Dataset entries ▸
● ● ● ● ● ● ●

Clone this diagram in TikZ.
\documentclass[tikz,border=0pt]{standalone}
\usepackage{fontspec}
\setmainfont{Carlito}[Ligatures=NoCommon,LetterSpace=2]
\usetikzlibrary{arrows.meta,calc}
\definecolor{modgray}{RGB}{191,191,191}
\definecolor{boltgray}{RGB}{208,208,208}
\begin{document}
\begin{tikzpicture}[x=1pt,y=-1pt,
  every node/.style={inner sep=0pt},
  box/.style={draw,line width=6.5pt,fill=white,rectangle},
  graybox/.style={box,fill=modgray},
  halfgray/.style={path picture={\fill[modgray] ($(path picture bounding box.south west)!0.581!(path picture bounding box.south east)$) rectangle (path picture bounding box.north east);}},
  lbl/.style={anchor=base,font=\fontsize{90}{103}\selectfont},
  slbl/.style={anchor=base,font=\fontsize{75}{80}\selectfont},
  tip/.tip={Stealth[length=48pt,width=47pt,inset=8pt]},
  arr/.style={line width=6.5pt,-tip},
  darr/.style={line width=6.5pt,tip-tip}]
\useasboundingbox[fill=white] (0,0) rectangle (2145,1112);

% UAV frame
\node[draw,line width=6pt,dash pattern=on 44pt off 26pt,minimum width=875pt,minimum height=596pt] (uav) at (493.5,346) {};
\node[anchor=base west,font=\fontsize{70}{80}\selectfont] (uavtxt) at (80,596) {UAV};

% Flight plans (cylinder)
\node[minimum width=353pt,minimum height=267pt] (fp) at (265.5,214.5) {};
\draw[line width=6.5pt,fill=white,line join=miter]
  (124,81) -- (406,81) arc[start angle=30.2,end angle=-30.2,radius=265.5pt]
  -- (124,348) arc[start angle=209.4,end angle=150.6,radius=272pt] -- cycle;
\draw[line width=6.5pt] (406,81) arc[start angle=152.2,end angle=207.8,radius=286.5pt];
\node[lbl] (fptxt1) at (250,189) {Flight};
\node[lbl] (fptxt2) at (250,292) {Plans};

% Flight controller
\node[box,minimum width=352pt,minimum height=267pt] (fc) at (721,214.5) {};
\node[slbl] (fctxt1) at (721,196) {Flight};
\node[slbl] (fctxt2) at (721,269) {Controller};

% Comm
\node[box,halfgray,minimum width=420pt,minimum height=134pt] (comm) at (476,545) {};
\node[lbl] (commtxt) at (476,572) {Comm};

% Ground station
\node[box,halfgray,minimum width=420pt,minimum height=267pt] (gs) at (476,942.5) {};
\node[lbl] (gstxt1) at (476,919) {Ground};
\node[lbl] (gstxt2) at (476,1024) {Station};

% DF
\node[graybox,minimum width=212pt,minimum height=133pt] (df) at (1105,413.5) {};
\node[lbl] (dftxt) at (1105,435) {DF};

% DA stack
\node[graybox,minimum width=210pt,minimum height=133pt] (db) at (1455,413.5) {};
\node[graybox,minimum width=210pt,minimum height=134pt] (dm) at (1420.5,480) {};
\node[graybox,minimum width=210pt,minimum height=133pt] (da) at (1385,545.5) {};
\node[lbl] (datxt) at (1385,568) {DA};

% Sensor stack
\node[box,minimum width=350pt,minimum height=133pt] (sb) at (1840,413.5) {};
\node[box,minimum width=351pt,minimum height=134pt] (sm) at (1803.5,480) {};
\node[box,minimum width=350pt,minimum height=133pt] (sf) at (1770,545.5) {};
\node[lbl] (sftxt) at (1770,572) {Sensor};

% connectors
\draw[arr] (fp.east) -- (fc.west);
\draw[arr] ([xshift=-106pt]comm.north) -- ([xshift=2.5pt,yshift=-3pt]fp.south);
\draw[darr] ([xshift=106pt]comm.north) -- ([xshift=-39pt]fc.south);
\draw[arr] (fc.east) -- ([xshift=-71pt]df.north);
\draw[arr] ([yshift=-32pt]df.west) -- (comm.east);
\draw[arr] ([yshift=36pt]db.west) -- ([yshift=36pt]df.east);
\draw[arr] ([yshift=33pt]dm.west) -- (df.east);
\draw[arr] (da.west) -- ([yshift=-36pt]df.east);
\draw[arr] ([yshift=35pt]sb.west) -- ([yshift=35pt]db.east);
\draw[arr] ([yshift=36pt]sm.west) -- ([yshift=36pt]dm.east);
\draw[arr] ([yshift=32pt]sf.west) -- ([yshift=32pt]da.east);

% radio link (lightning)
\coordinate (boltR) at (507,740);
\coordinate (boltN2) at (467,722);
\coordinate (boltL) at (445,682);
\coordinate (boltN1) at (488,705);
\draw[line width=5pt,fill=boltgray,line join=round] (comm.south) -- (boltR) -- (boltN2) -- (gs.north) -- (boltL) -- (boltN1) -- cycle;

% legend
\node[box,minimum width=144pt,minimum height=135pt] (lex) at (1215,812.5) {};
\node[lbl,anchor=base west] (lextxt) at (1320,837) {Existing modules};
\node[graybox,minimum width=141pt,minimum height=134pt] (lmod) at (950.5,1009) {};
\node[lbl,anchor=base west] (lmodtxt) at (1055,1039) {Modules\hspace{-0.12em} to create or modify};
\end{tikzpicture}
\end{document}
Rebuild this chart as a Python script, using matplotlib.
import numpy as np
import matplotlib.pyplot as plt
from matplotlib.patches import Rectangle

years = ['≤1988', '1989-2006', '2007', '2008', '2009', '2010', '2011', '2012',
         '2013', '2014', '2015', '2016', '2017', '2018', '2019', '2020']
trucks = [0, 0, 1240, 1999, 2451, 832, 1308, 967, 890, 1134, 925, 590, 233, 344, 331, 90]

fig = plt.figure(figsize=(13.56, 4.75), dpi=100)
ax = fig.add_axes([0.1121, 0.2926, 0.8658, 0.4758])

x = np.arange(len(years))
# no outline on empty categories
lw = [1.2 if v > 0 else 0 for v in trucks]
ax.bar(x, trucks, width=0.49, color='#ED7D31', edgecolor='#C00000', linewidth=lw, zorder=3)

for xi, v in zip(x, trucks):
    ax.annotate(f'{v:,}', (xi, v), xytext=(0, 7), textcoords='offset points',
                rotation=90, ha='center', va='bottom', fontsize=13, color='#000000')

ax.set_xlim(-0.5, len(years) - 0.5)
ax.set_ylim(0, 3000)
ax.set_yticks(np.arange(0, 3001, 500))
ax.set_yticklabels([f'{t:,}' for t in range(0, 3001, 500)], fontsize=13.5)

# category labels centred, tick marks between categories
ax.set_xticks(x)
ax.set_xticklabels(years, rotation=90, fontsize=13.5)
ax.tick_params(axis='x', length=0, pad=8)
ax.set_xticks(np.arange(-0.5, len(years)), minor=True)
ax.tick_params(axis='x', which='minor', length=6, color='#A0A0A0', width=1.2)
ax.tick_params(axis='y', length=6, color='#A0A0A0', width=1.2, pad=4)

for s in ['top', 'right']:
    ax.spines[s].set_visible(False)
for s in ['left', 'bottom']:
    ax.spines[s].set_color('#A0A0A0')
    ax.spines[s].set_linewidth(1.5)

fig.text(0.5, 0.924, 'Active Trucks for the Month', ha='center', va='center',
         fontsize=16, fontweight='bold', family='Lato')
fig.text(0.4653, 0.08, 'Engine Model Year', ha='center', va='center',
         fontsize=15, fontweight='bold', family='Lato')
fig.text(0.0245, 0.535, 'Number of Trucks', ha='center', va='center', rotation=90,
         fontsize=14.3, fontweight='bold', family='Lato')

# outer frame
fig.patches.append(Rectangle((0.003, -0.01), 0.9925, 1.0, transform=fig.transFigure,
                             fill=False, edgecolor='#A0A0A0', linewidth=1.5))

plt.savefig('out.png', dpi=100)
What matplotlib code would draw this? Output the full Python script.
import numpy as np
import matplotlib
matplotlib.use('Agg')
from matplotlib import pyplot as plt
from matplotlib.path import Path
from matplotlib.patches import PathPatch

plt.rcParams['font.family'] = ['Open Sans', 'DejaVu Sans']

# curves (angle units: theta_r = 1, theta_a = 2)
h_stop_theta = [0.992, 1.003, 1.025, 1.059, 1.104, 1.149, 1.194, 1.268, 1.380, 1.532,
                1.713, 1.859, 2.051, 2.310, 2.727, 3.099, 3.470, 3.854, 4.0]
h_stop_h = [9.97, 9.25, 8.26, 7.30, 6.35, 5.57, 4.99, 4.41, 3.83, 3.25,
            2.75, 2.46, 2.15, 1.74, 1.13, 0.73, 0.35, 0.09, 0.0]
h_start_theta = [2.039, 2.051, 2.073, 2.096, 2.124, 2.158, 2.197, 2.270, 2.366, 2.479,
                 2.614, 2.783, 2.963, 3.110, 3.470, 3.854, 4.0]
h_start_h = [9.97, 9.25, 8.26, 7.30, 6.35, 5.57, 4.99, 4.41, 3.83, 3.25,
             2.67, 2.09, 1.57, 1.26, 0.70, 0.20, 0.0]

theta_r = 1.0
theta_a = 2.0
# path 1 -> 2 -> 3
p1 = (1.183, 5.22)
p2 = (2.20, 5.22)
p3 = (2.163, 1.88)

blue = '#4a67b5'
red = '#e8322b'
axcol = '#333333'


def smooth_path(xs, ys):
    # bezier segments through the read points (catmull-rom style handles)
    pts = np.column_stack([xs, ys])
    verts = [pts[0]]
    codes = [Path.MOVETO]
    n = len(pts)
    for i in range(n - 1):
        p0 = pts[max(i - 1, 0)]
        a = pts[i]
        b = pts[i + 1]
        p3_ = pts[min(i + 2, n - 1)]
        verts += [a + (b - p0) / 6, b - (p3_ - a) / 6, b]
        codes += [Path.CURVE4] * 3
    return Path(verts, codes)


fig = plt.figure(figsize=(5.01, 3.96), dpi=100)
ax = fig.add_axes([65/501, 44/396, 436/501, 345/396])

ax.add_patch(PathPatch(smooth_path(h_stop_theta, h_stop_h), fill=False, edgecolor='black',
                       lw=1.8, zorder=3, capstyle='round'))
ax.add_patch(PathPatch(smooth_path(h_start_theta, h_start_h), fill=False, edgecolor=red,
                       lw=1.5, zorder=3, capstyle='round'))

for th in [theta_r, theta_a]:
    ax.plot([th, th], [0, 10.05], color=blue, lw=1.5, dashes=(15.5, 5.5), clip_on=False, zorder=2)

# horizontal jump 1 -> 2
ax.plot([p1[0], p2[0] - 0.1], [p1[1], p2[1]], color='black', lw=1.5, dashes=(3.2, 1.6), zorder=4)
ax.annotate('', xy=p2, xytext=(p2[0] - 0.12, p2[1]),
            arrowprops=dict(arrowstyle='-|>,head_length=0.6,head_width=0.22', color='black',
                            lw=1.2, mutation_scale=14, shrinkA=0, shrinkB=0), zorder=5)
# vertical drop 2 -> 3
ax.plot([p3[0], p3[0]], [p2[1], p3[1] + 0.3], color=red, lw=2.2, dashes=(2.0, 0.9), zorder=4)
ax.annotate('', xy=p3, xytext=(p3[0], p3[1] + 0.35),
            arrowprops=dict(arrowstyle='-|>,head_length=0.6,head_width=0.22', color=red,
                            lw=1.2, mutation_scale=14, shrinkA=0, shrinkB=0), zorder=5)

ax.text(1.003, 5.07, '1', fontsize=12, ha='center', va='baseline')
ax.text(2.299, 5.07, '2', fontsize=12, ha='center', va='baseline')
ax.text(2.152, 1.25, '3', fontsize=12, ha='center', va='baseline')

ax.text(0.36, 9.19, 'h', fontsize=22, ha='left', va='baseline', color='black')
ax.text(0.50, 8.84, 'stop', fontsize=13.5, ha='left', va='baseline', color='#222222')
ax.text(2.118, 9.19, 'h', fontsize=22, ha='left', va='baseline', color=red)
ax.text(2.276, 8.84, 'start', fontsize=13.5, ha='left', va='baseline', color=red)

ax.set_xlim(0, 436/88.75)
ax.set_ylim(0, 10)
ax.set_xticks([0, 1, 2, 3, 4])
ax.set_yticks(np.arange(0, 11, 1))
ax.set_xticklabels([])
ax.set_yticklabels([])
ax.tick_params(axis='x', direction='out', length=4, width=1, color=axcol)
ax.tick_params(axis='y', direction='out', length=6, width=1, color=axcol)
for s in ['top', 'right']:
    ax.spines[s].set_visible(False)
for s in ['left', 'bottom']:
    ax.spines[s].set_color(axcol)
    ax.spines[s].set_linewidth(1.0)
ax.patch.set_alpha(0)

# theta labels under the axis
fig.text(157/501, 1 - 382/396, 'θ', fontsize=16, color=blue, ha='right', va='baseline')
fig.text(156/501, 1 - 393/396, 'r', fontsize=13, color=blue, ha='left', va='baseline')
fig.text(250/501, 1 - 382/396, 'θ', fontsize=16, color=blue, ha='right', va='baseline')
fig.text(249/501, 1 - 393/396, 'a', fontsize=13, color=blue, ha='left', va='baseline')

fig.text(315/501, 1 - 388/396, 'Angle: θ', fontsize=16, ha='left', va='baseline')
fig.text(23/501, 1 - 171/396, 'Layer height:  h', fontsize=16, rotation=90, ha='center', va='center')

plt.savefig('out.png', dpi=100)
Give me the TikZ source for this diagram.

● ● ● ● ● ● ●

WHAT THE TASK ASKS ▸ Return exactly, and only, the lines from the one containing "Rebuild this chart" down to the one containing "344, 331, 90]", with both of those lines included.

RESULT ▸
Rebuild this chart as a Python script, using matplotlib.
import numpy as np
import matplotlib.pyplot as plt
from matplotlib.patches import Rectangle

years = ['≤1988', '1989-2006', '2007', '2008', '2009', '2010', '2011', '2012',
         '2013', '2014', '2015', '2016', '2017', '2018', '2019', '2020']
trucks = [0, 0, 1240, 1999, 2451, 832, 1308, 967, 890, 1134, 925, 590, 233, 344, 331, 90]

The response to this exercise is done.